Winterflood, owned by Close Brothers, the investment bank, said yesterday that it had referred the case to the Financial Services and Market Tribunal, the independent body set up to review decisions made by the FSA.

The case could prove the first big test for the regulator before the tribunal since a Legal & General case in 2005, when a challenge by the insurance company ended in the tribunal almost halving a £1.1m fine.

“There have been other cases since then, but nothing of this size,” said Ian Mason, a partner at Barlow, Lyde and Gilbert and a former FSA enforcement lawyer. “It will be a test of the FSA’s resolve to clamp down on market abuse and it could be a hard case to prove.”

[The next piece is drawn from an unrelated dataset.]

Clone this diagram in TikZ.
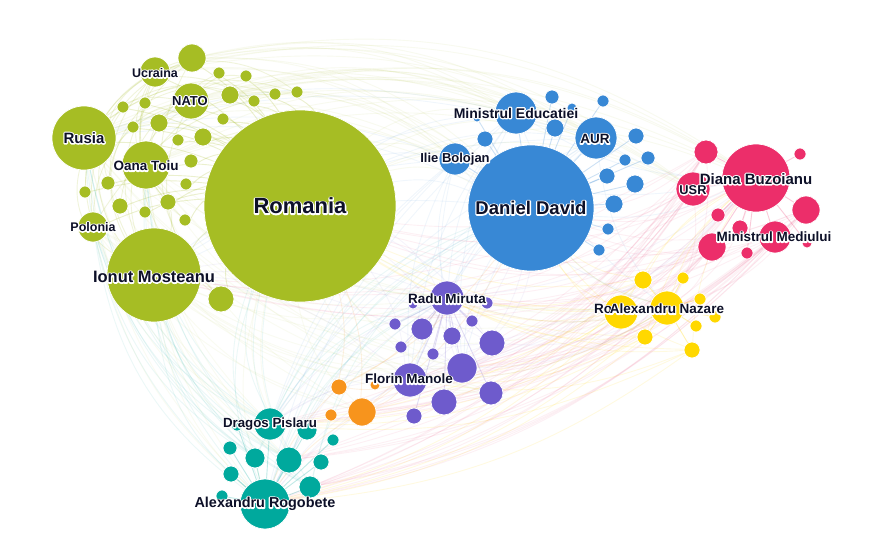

Winterflood was a market-maker in FEI in 2004 and executed many of the trades linked to the FSA’s investigation. There is no allegation that it or its brokers deliberately committed an offence.

The investigation centred on a series of small trades made through SP Bell, a regional stockbroker. SP Bell was placed into administration in 2004 after it emerged that dozens of its customers’ accounts had been used to buy about £10m worth of shares in FEI.

SP Bell was owned by Simon Eagle, a former commodities trader.

Close Brothers said the firm intended to fight its appeal vigorously. The company said yesterday that the £4m fine was provided for in its accounts and would not have an effect on its financial results.

Two Winterflood traders have also been fined and are also appealing to the tribunal. One of them faces a fine of between £150,000 and £200,000 and the other faces one of less than £75,000.

The regulator would not comment yesterday.

A £4m fine would be the fourth largest ever levied by the watchdog. The record was £17m against Shell for mis-stating its oil reserves.

There is no date yet set for the tribunal hearing.

The regulator has a patchy record in defending its decisions in front of the independent body and has been widely mocked for its failure to bring more market abuse cases, particularly those involving insider dealing.

Although the cases are notoriously hard to prove, the FSA has this year launched its first criminal prosecution for insider dealing. Details of two cases more are expected to be announced soon.